2. The image forming device according to claim 1, wherein a size of the cover corresponds to a size of the image receiving medium.

3. The image forming apparatus according to claim 1, further comprising:

a current source to provide a constant current to the corona charging device; and

a controller to adjust the constant current based on the image receiving medium size to maintain an ideal charge density.

4. An image forming apparatus, comprising:

a photoreceptor;

a transfer bias roller that provides a charge to an image receiving medium; and

a cover, disposed over a portion of the bias transfer roller, that shields the photoreceptor from exposure to the charge from the bias transfer roller when the bias transfer roller charges the image receiving medium in contact with the photoreceptor,

wherein the cover includes a conductive surface;

wherein the cover comprises a shutter.

5. The image forming apparatus according to claim 4 wherein a size of the cover corresponds to a size of the image receiving medium.

6. The image forming apparatus according to claim 4, further comprising:

a current source to provide a constant current to the bias transfer roller; and

a controller to adjust the constant current based on the paper width, to maintain an ideal charge density.

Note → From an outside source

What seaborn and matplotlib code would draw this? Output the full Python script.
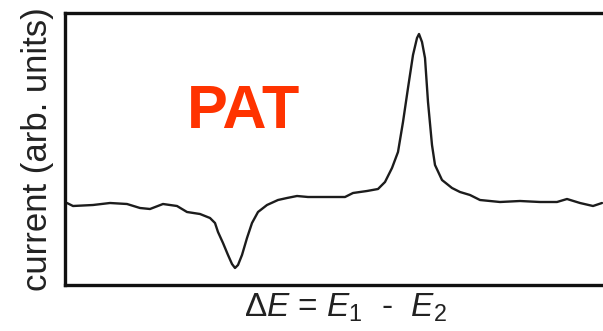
import matplotlib
matplotlib.use("Agg")
import matplotlib.pyplot as plt
import seaborn as sns
import pandas as pd

# Data (arbitrary units)
delta_e = [2, 8, 28, 45, 62, 75, 85, 98, 112, 122,
           135, 145, 150, 153, 158, 163, 167, 170, 173, 177,
           182, 187, 193, 202, 213, 222, 232, 243, 250, 265,
           280, 288, 302, 313, 320, 327, 333, 338, 343, 348,
           352, 354, 357, 360, 363, 367, 370, 377, 387, 395,
           405, 415, 435, 455, 475, 492, 502, 515, 528, 537]
current = [82, 79, 80, 82, 81, 77, 76, 81, 79, 73,
           71, 67, 62, 53, 42, 30, 21, 17, 20, 30,
           47, 62, 73, 80, 85, 87, 89, 88, 88, 88,
           88, 92, 94, 96, 103, 117, 133, 163, 197, 230,
           247, 251, 243, 227, 183, 140, 120, 105, 97, 93,
           90, 85, 83, 84, 83, 83, 86, 82, 79, 82]
label_text = "PAT"
y_label = "current (arb. units)"
x_label = r"$\Delta E$ = $E_1$  -  $E_2$"

df = pd.DataFrame({"dE": delta_e, "I": current})

sns.set_theme(style="white")
plt.rcParams["font.family"] = ["Liberation Sans", "DejaVu Sans"]
plt.rcParams["mathtext.fontset"] = "custom"
plt.rcParams["mathtext.rm"] = "Liberation Sans"
plt.rcParams["mathtext.it"] = "Liberation Sans:italic"

W, H = 603, 331
fig = plt.figure(figsize=(W / 100, H / 100), dpi=100)
fig.patch.set_facecolor("white")
left, right, top, bottom = 65, 625, 13, 285
ax = fig.add_axes([left / W, 1 - bottom / H, (right - left) / W, (bottom - top) / H])

sns.lineplot(data=df, x="dE", y="I", ax=ax, color="#1c1c1c", linewidth=1.7,
             solid_joinstyle="round", solid_capstyle="round")

ax.set_xlim(0, right - left)
ax.set_ylim(0, bottom - top)
ax.set_xticks([])
ax.set_yticks([])
ax.set_xlabel("")
ax.set_ylabel("")
for side in ["left", "top", "bottom"]:
    ax.spines[side].set_visible(True)
    ax.spines[side].set_color("#111111")
    ax.spines[side].set_linewidth(2.4)
ax.spines["right"].set_visible(False)

ax.text((187 - left) / (right - left), 1 - (128 - top) / (bottom - top), label_text,
        transform=ax.transAxes, color="#ff3300", fontsize=44, fontweight="bold",
        ha="left", va="baseline")

fig.text(37.5 / W, 1 - 149 / H, y_label, rotation=90, ha="center", va="center",
         fontsize=25, color="#222222")
fig.text(345 / W, 1 - 317 / H, x_label, ha="center", va="baseline",
         fontsize=24, color="#222222")

fig.savefig("out.png", dpi=100)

7. A method of preventing paper edge ghost, in an image forming apparatus, including a photoreceptor and a transfer charging device, comprising:

shielding a portion of the photoreceptor from the transfer charging device, the portion of the photoreceptor corresponding to a surface of the photoreceptor not covered by a sheet of image receiving medium during an image transfer process,

the transfer charging device being a corona charging device and a cover being placed over a portion of the corona charging device that corresponds to the surface of the photoreceptor not covered by the sheet of image receiving medium;

providing a conductive surface over the cover; and

biasing the conductive surface;

wherein the cover comprises a shutter.

8. The method of claim 7, further comprising:

providing a constant current source to the transfer charging device; and

controlling the constant current to maintain an ideal charge density.